This process is graphically shown in Exhibit 3 of Fig. 1. Let us have a close look at Exhibit 3: In the end of the computations (the last iteration), due to the value of the beta (or the last initial-beta), the resulting delay function can either stand at A or B (above and below the free flow time axis). The beta minus the free flow time (\( \beta_{a} - t_{a}^{0} \)) can result in either a positive value (delay function A) or a negative value (delay function B) which represents toll or subsidy, respectively. Moreover, the absolute value of the subsidy cannot exceed the free flow time. In other words, no road will take a negative travel time; hence, no negative cycle will appear.

Therefore, given the outputs at the end of the last iteration (iteration \( n \)), the toll/subsidy values \( ( - t_{a}^{0} \le s_{a} \le + \infty ) \) can be calculated as follows:

$$ s_{a} = \hat{t}_{a}^{(n)} - t_{a}^{0} (1 + f(\bar{C}_{a} ))\quad \quad a \in \bar{A}. $$
(24)

3.6 Capacity feasibility

In case the travel demand is higher than the capacity of the network, the problem becomes infeasible.

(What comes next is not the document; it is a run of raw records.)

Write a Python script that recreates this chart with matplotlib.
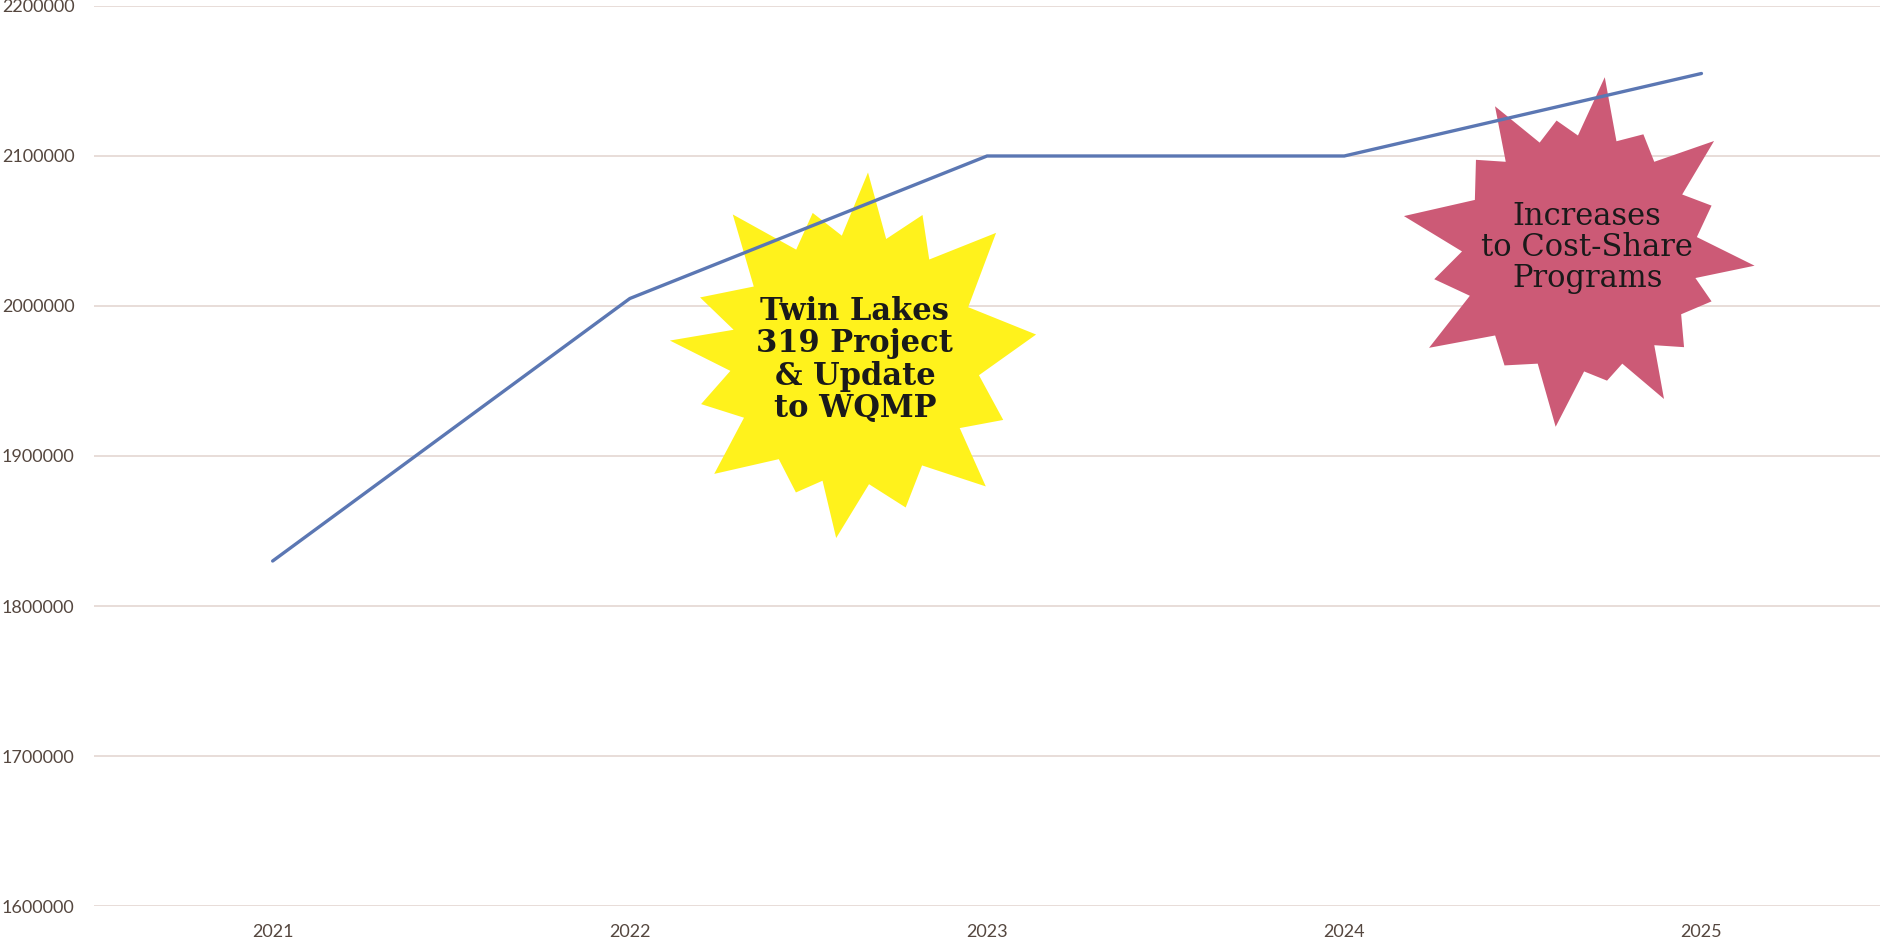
import numpy as np
import matplotlib
matplotlib.use('Agg')
import matplotlib.pyplot as plt
import matplotlib.transforms as mtransforms
from matplotlib.patches import Polygon

# Datos
years = ['2021', '2022', '2023', '2024', '2025']
budget = [1830000, 2005000, 2100000, 2100000, 2155000]
y_ticks = [1600000, 1700000, 1800000, 1900000, 2000000, 2100000, 2200000]

label_twin = 'Twin Lakes\n319 Project\n& Update\nto WQMP'
label_cost = 'Increases\nto Cost-Share\nPrograms'

fig = plt.figure(figsize=(19, 9.5), dpi=100)
ax = fig.add_axes([0.0495, 0.0463, 0.94, 0.9474])

x = np.arange(len(years))
ax.plot(x, budget, color='#5b77b3', linewidth=2.4, zorder=4, solid_capstyle='round')

ax.set_xlim(-0.5, len(years) - 0.5)
ax.set_ylim(1600000, 2200000)
ax.set_xticks(x)
ax.set_xticklabels(years)
ax.set_yticks(y_ticks)
ax.set_yticklabels([str(v) for v in y_ticks])
ax.tick_params(axis='both', length=0, labelsize=13, labelcolor='#55473f')
ax.tick_params(axis='x', pad=13)
ax.tick_params(axis='y', pad=14)
for lbl in ax.get_xticklabels() + ax.get_yticklabels():
    lbl.set_fontfamily('Lato')
ax.grid(axis='y', color='#e6dad6', linewidth=1.3, zorder=0)
ax.set_axisbelow(True)
for s in ax.spines.values():
    s.set_visible(False)


def estrella(cx, cy, angulos, radios, r_int, color):
    # forma de estrella irregular en pixeles alrededor de un punto de datos
    pts = []
    n = len(angulos)
    for i in range(n):
        a = np.radians(angulos[i])
        pts.append((radios[i] * np.cos(a), radios[i] * np.sin(a)))
        a2 = angulos[(i + 1) % n]
        if (i + 1) % n == 0:
            a2 += 360
        am = np.radians((angulos[i] + a2) / 2)
        pts.append((r_int * np.cos(am), r_int * np.sin(am)))
    tr = mtransforms.Affine2D() + mtransforms.ScaledTranslation(cx, cy, ax.transData)
    ax.add_patch(Polygon(pts, closed=True, facecolor=color, edgecolor='none',
                         transform=tr, zorder=3, clip_on=False))


estrella(1.63, 1964000,
         [8, 42, 65, 86, 106, 130, 158, 174, 196, 219, 246, 264, 289, 316, 338],
         [183, 190, 160, 188, 153, 190, 167, 186, 160, 181, 145, 179, 156, 182, 160],
         125, '#fff21c')
estrella(3.66, 2035000,
         [-4, 20, 40, 62, 82, 100, 120, 138, 168, 190, 212, 236, 262, 282, 300, 318, 340],
         [175, 140, 175, 135, 178, 135, 170, 140, 180, 148, 178, 135, 175, 130, 168, 140, 140],
         118, '#cc5a76')

ax.text(1.63, 1964000, label_twin, ha='center', va='center', fontsize=22,
        fontweight='bold', family='DejaVu Serif', color='#1a1a1a',
        linespacing=1.05, zorder=5)
ax.text(3.68, 2039000, label_cost, ha='center', va='center', fontsize=22,
        family='DejaVu Serif', color='#1a1a1a', linespacing=1.0, zorder=5)

fig.savefig('out.png', dpi=100, facecolor='white')
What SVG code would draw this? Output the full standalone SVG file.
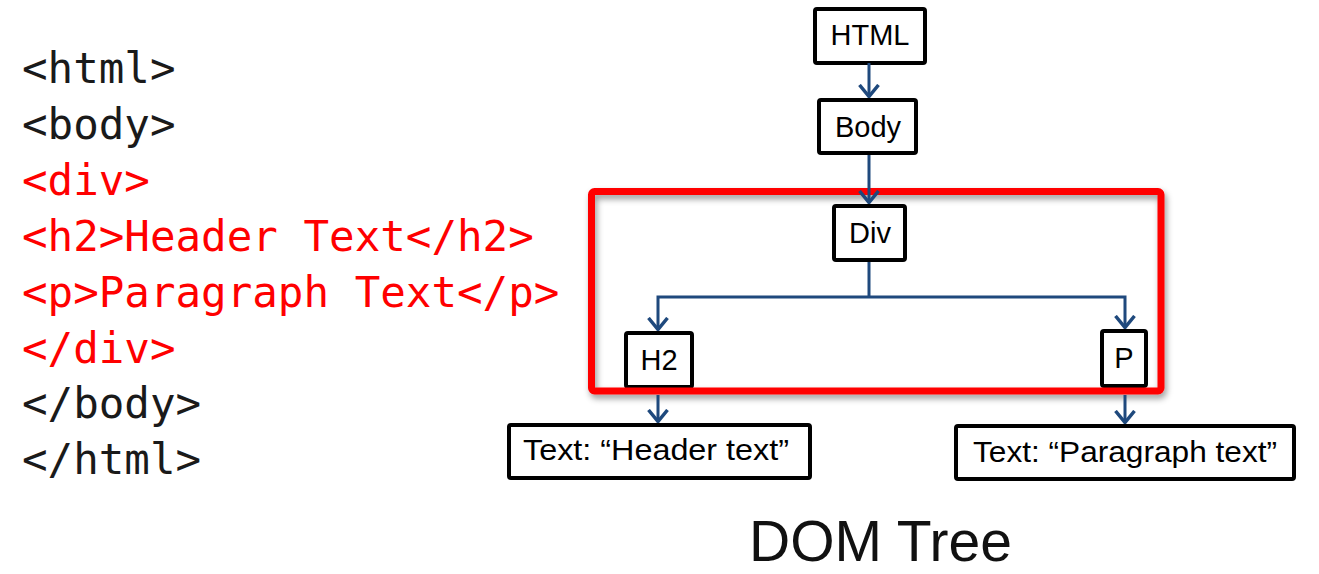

It is important for any algorithm to have some mechanism to detect and address the infeasibility cases. To this end, one can introduce a dummy node connected with all zones via un-capacitated roads associated with high travel time. Therefore, the problem always remains feasible.

The dummy roads not only obviate any feasibility concern, they are also devised to replicate reality. Consider a single OD connected via a single road with a capacity of 10 vehicles. Faced with 15 vehicles demand, the algorithm allows 10 vehicles to drive through while 5 vehicles have no chance to do so; instead, they are assigned to the dummy roads as the leftover traffic volume. In reality, these excess 5 vehicles have no choice except to change their departure times which is also studied separately in the literature. In other words, the residual demand remains off the network until the next available traffic assignment interval, which is discussed in the literature on dynamic traffic assignment [66].

3.7 Termination conditions

The proposed algorithm can be easily integrated into a conventional solution algorithm for the TAP such as Frank–Wolfe. Hence, given fixed rates of the initial-betas, the solution algorithm itself needs to converge and meet its own termination criterion which is mainly driven by a relative gap. Boyce, Ralevic-Dekic and Bar-Gera [67] and Dial [68] recommend a relative gap of 0.0001 to ensure a perfect convergence to road flow stability. This criterion is adopted in our numerical evaluations. It is also expected that the initial-betas show convergence behavior over the successive iterations. Given the gradual buildup of the initial-beta, a convergence criterion can be defined as pace values falling below a trivial value (denoted by \( \varepsilon \)):

$$ \mathop {\hbox{max} }\limits_{a} |\nabla b_{a}^{(i)} /\hat{t}_{a} |\,\, \le \,\varepsilon. $$
(25)

The numerical results showed that \( \varepsilon = 1\% \) is sufficient to obtain reliable results. Consequently, the algorithm does not terminate unless both criteria the relative gap and the relative pace values are met.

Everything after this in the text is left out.